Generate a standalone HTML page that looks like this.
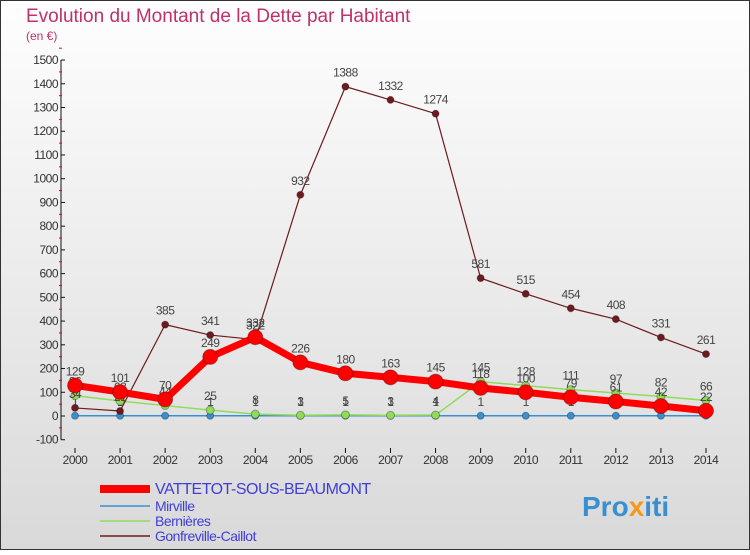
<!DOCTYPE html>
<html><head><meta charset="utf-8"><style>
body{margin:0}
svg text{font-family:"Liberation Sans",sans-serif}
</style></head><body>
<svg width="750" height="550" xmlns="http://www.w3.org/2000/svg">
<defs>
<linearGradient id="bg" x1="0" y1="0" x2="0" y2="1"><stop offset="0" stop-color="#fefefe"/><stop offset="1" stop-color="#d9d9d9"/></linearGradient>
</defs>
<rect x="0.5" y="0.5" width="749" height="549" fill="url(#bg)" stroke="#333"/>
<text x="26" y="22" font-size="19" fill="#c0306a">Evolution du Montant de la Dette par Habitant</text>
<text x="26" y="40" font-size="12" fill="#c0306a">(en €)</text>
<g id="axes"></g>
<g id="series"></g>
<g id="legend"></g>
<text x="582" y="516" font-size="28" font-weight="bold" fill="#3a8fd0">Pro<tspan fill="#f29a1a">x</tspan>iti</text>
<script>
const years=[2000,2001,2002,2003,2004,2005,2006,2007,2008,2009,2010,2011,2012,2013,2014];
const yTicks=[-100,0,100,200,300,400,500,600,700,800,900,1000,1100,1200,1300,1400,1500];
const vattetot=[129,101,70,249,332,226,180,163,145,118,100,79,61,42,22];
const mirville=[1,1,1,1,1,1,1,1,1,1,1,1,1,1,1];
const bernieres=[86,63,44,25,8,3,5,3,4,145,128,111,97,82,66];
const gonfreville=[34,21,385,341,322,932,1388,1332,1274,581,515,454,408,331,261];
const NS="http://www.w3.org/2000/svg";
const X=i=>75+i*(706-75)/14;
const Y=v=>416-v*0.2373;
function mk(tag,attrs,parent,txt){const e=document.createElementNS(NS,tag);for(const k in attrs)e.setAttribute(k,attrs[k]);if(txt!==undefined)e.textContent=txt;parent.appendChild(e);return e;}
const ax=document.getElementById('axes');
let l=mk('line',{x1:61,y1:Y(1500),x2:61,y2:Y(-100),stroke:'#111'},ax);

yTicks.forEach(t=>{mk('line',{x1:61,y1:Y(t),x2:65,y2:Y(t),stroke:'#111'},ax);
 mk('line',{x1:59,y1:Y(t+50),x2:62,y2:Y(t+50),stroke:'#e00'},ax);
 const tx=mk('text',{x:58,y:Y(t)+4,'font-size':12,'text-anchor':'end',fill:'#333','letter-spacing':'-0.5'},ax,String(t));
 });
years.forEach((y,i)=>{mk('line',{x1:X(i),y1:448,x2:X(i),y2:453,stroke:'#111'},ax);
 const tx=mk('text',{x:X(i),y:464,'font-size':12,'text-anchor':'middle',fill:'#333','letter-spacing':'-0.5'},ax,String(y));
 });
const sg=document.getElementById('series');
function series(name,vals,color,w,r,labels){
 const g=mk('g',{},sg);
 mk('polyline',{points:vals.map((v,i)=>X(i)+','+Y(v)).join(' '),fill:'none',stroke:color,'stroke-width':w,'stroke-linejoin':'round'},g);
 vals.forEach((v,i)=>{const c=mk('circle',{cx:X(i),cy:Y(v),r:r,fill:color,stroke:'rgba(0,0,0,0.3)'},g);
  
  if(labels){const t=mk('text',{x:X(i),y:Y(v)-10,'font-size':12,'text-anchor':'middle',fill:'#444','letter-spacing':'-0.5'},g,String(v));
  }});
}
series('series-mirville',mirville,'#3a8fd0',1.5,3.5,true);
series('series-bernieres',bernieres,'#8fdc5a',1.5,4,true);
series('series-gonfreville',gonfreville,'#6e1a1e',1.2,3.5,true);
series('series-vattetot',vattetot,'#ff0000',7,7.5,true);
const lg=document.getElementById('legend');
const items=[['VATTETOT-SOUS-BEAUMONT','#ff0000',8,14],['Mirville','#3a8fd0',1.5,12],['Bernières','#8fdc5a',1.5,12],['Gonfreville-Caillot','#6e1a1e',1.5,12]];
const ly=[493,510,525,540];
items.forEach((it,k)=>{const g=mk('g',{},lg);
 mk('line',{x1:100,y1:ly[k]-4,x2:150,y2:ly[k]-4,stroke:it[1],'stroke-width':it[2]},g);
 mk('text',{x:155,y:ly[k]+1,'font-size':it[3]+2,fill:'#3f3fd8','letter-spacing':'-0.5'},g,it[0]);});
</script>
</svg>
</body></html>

·····

● JOB: Set down the material above as is, without any pictures.

● TASK SOLUTION:
Generate a standalone HTML page that looks like this.
<!DOCTYPE html>
<html><head><meta charset="utf-8"><style>
body{margin:0}
svg text{font-family:"Liberation Sans",sans-serif}
</style></head><body>
<svg width="750" height="550" xmlns="http://www.w3.org/2000/svg">
<defs>
<linearGradient id="bg" x1="0" y1="0" x2="0" y2="1"><stop offset="0" stop-color="#fefefe"/><stop offset="1" stop-color="#d9d9d9"/></linearGradient>
</defs>
<rect x="0.5" y="0.5" width="749" height="549" fill="url(#bg)" stroke="#333"/>
<text x="26" y="22" font-size="19" fill="#c0306a">Evolution du Montant de la Dette par Habitant</text>
<text x="26" y="40" font-size="12" fill="#c0306a">(en €)</text>
<g id="axes"></g>
<g id="series"></g>
<g id="legend"></g>
<text x="582" y="516" font-size="28" font-weight="bold" fill="#3a8fd0">Pro<tspan fill="#f29a1a">x</tspan>iti</text>
<script>
const years=[2000,2001,2002,2003,2004,2005,2006,2007,2008,2009,2010,2011,2012,2013,2014];
const yTicks=[-100,0,100,200,300,400,500,600,700,800,900,1000,1100,1200,1300,1400,1500];
const vattetot=[129,101,70,249,332,226,180,163,145,118,100,79,61,42,22];
const mirville=[1,1,1,1,1,1,1,1,1,1,1,1,1,1,1];
const bernieres=[86,63,44,25,8,3,5,3,4,145,128,111,97,82,66];
const gonfreville=[34,21,385,341,322,932,1388,1332,1274,581,515,454,408,331,261];
const NS="http://www.w3.org/2000/svg";
const X=i=>75+i*(706-75)/14;
const Y=v=>416-v*0.2373;
function mk(tag,attrs,parent,txt){const e=document.createElementNS(NS,tag);for(const k in attrs)e.setAttribute(k,attrs[k]);if(txt!==undefined)e.textContent=txt;parent.appendChild(e);return e;}
const ax=document.getElementById('axes');
let l=mk('line',{x1:61,y1:Y(1500),x2:61,y2:Y(-100),stroke:'#111'},ax);

yTicks.forEach(t=>{mk('line',{x1:61,y1:Y(t),x2:65,y2:Y(t),stroke:'#111'},ax);
 mk('line',{x1:59,y1:Y(t+50),x2:62,y2:Y(t+50),stroke:'#e00'},ax);
 const tx=mk('text',{x:58,y:Y(t)+4,'font-size':12,'text-anchor':'end',fill:'#333','letter-spacing':'-0.5'},ax,String(t));
 });
years.forEach((y,i)=>{mk('line',{x1:X(i),y1:448,x2:X(i),y2:453,stroke:'#111'},ax);
 const tx=mk('text',{x:X(i),y:464,'font-size':12,'text-anchor':'middle',fill:'#333','letter-spacing':'-0.5'},ax,String(y));
 });
const sg=document.getElementById('series');
function series(name,vals,color,w,r,labels){
 const g=mk('g',{},sg);
 mk('polyline',{points:vals.map((v,i)=>X(i)+','+Y(v)).join(' '),fill:'none',stroke:color,'stroke-width':w,'stroke-linejoin':'round'},g);
 vals.forEach((v,i)=>{const c=mk('circle',{cx:X(i),cy:Y(v),r:r,fill:color,stroke:'rgba(0,0,0,0.3)'},g);
  
  if(labels){const t=mk('text',{x:X(i),y:Y(v)-10,'font-size':12,'text-anchor':'middle',fill:'#444','letter-spacing':'-0.5'},g,String(v));
  }});
}
series('series-mirville',mirville,'#3a8fd0',1.5,3.5,true);
series('series-bernieres',bernieres,'#8fdc5a',1.5,4,true);
series('series-gonfreville',gonfreville,'#6e1a1e',1.2,3.5,true);
series('series-vattetot',vattetot,'#ff0000',7,7.5,true);
const lg=document.getElementById('legend');
const items=[['VATTETOT-SOUS-BEAUMONT','#ff0000',8,14],['Mirville','#3a8fd0',1.5,12],['Bernières','#8fdc5a',1.5,12],['Gonfreville-Caillot','#6e1a1e',1.5,12]];
const ly=[493,510,525,540];
items.forEach((it,k)=>{const g=mk('g',{},lg);
 mk('line',{x1:100,y1:ly[k]-4,x2:150,y2:ly[k]-4,stroke:it[1],'stroke-width':it[2]},g);
 mk('text',{x:155,y:ly[k]+1,'font-size':it[3]+2,fill:'#3f3fd8','letter-spacing':'-0.5'},g,it[0]);});
</script>
</svg>
</body></html>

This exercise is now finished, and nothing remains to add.